On regretterait d’autant plus la sagesse de l’exposition Raphaël, au regard du tropisme vénusien qui éclate à la Farnesina, si un autre dossier ne venait agréablement et savamment corriger le tir. Luca Penni, à ne pas confondre avec son besogneux de frère, mérite la gratitude des Français tant il importa chez nous, entre Fontainebleau et Paris, l’éros débridé des émules de Raphaël. La passionnante exposition de Dominique Cordellier fait les comptes sans se voiler la face. Comprendre la civilisation bellifontaine, mœurs et images, politique et religion, exige en effet un désembourgeoisement total du regard. En nous ouvrant les portes d’un monde où les contraires s’épaulaient, et l’art répondait à la fantaisie des élites en pleine conscience de son pouvoir, Cordellier nous guide au cœur d’une culture visuelle où chaque idée est immédiatement recyclée et amplifiée. Certaines d’entre elles venaient de Mantoue via Primatice. Quant à l’inspiration la plus leste, elle avait pris forme et essor sous les pinceaux de Raphaël, dans l’appartement privé du cardinal Bibiena, si cher à Ingres. Stéphane Guégan

– Raphaël. Les dernières années, Louvre, jusqu’au 14 janvier 2013. Catalogue sous la direction de Tom Henry et Paul Johannides, Hazan/Louvre, 45 €.

Dessins de Giulio Romano. Elève de Raphaël et peintre des Gonzague, Louvre, jusqu’au 14 janvier 2013. Catalogue de Laura Angelucci et Roberta Serra, Le Passage/Musée du Louvre, 19 €.

Luca Penni.
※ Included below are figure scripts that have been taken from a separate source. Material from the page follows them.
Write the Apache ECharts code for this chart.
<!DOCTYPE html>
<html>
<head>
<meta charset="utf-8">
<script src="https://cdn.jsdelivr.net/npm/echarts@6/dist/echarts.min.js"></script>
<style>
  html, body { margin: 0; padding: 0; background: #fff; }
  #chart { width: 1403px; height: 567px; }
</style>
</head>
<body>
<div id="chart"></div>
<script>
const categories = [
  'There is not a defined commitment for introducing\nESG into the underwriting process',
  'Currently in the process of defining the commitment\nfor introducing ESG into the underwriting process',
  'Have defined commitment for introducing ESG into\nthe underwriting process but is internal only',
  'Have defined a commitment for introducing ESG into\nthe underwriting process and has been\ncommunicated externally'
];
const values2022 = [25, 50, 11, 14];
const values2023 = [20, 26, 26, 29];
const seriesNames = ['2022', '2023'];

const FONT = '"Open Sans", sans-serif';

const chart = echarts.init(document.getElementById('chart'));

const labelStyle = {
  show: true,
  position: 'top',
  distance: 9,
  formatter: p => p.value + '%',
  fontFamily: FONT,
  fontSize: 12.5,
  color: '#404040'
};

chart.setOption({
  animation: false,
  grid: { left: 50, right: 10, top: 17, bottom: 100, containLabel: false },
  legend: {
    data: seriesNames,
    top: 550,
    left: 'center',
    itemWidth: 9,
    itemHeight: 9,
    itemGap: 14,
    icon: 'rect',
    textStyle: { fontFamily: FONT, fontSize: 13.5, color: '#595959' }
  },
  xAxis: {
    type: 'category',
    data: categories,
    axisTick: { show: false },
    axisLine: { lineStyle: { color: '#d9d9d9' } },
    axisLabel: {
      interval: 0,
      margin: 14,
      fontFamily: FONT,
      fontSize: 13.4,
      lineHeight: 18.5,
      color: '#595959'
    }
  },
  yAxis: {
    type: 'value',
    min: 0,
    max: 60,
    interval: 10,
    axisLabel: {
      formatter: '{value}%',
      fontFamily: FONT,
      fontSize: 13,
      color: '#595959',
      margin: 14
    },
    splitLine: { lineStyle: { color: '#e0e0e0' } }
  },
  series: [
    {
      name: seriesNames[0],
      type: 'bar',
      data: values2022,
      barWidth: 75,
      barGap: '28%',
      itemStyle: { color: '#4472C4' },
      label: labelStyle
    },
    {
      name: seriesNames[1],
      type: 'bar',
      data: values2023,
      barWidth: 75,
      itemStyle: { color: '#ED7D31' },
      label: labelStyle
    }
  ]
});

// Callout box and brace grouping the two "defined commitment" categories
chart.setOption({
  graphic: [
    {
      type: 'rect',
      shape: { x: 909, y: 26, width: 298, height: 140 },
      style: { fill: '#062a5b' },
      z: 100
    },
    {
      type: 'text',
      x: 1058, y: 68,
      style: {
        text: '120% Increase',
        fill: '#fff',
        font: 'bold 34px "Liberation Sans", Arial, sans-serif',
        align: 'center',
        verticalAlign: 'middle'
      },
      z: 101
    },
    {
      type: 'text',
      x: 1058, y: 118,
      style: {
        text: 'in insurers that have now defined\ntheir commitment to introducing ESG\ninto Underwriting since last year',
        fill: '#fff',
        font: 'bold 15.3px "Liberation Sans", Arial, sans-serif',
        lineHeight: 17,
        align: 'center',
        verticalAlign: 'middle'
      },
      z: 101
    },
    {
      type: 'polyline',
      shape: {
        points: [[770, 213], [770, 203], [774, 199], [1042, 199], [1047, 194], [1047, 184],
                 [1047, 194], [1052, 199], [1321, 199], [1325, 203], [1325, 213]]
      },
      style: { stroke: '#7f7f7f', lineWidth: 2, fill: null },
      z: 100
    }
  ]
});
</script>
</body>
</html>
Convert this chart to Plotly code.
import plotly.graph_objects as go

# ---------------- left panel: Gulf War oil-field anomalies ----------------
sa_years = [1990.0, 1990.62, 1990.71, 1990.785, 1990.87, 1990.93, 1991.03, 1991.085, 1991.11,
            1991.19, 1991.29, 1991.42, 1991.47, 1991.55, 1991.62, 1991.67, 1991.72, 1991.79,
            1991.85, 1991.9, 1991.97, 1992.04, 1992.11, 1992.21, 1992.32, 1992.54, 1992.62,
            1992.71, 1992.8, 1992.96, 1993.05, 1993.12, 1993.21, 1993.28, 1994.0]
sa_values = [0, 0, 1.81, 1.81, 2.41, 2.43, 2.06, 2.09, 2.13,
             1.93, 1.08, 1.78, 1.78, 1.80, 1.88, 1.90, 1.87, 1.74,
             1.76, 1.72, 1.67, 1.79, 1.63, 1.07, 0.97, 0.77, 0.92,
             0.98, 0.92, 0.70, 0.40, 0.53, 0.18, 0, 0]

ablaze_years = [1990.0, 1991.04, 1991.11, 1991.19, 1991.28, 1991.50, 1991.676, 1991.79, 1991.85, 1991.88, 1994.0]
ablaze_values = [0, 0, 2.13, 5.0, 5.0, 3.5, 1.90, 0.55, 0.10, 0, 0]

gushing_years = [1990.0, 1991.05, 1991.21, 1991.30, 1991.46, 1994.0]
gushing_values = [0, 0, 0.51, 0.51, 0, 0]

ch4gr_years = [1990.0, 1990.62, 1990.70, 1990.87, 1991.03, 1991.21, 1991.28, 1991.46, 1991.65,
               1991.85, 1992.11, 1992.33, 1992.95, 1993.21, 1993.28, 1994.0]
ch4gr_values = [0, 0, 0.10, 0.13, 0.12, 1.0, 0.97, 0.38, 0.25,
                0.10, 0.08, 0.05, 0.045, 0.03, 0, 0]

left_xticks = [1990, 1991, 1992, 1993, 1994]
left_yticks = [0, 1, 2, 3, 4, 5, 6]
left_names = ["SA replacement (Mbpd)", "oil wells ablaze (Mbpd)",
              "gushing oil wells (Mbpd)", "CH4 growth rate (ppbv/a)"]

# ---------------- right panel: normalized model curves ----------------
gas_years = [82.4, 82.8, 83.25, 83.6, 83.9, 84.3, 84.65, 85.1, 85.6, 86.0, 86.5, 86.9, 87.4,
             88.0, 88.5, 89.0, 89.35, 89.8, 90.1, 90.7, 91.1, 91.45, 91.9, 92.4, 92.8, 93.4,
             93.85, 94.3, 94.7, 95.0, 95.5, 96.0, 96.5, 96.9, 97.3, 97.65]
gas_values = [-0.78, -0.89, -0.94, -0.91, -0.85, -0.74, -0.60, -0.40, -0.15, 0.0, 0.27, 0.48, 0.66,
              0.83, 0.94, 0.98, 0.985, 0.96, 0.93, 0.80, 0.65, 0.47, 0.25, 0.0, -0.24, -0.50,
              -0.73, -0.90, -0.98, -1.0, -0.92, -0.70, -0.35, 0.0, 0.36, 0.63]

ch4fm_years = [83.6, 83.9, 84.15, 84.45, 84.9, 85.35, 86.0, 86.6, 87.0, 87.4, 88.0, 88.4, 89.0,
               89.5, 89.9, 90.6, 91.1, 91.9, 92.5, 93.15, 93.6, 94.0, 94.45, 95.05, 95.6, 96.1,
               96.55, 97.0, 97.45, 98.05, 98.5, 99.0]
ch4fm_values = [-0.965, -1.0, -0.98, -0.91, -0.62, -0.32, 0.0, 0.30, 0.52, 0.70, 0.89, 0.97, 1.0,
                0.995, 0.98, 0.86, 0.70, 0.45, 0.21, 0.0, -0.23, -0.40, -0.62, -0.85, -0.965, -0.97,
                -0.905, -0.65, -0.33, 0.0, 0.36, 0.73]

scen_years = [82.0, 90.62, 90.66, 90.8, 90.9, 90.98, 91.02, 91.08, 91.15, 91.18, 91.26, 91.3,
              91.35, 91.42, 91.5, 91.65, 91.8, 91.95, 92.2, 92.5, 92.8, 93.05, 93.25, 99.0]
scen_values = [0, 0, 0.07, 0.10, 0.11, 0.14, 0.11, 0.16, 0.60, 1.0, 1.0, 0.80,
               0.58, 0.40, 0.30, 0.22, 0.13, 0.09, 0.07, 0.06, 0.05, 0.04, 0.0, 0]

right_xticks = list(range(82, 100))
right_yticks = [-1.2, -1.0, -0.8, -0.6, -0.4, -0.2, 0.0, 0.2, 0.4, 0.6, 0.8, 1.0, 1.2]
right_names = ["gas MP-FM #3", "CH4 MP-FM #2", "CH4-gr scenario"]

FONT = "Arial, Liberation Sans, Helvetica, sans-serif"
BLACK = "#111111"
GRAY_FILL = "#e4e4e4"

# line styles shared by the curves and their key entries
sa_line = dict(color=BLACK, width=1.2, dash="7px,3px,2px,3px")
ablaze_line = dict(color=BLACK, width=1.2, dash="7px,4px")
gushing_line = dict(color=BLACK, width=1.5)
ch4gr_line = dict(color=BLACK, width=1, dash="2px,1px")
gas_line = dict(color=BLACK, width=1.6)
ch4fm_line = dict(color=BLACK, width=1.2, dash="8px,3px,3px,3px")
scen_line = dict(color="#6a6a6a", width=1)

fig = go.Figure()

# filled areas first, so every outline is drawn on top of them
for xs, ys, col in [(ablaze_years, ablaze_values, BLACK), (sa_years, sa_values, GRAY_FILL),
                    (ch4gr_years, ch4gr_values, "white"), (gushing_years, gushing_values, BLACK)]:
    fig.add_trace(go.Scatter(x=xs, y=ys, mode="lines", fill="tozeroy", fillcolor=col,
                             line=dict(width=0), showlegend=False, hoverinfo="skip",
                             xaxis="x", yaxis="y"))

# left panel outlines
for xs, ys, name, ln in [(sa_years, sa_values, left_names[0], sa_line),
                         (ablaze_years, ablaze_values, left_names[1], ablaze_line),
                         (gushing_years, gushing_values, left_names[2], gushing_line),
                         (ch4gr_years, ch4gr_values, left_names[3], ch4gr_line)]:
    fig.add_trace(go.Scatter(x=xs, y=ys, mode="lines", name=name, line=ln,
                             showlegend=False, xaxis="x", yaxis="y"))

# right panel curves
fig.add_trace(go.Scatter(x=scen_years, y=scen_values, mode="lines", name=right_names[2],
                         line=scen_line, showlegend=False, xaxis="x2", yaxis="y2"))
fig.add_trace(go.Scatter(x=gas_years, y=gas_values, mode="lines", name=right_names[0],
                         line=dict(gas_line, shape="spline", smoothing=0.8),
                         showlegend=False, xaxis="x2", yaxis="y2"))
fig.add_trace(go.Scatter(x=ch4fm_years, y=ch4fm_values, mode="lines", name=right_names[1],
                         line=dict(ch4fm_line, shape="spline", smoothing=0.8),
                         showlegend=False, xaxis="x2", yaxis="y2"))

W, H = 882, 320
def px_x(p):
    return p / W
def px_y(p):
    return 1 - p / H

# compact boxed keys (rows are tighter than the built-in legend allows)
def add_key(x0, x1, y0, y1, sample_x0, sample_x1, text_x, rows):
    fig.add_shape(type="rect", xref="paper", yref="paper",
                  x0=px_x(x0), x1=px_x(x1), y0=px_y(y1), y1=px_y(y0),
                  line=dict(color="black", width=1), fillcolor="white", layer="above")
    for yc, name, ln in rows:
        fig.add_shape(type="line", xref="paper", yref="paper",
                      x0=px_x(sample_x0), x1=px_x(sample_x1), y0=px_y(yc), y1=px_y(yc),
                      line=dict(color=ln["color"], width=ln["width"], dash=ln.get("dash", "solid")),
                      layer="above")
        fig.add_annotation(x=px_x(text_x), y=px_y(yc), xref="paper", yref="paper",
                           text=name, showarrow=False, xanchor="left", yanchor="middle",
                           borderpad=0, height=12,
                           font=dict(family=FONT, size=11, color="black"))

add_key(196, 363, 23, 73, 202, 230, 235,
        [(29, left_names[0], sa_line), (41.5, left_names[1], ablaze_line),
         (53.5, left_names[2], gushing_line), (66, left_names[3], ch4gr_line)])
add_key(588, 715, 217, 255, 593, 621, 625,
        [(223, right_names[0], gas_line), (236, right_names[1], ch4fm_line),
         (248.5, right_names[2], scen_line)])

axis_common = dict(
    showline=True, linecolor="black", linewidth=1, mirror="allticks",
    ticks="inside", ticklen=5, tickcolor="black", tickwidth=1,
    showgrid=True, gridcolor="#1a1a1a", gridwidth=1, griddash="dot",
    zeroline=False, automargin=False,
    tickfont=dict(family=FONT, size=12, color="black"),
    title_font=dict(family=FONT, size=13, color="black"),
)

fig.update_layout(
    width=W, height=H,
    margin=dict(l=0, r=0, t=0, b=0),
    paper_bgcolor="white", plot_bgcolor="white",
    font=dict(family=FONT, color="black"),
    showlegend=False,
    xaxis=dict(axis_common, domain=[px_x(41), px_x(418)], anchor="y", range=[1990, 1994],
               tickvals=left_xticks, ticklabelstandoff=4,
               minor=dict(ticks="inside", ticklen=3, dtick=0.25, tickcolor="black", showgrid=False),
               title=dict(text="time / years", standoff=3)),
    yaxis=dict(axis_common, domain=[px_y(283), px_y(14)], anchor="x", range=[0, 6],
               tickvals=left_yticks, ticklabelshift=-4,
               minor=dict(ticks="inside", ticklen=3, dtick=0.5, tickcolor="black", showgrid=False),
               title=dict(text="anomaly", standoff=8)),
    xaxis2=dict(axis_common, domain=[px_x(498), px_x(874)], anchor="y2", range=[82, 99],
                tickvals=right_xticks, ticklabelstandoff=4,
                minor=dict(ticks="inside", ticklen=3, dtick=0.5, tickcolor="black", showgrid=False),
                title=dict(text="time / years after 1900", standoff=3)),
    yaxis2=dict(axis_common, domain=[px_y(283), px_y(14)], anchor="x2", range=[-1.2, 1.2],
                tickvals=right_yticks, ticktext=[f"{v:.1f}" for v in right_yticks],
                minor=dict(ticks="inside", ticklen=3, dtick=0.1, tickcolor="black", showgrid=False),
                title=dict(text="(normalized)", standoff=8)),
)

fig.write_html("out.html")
Un disciple de Raphaël à Fontainebleau, jusqu’au 14 janvier 2013. Catalogue sous la direction de Dominique Cordellier, Somogy/Louvre, 39 €. On en recommandera tout particulièrement le chapitre intitulé « Vénusté, violences, et visions des ardeurs d’amour », le meilleur viatique pour comprendre Raphaël et son cercle actif.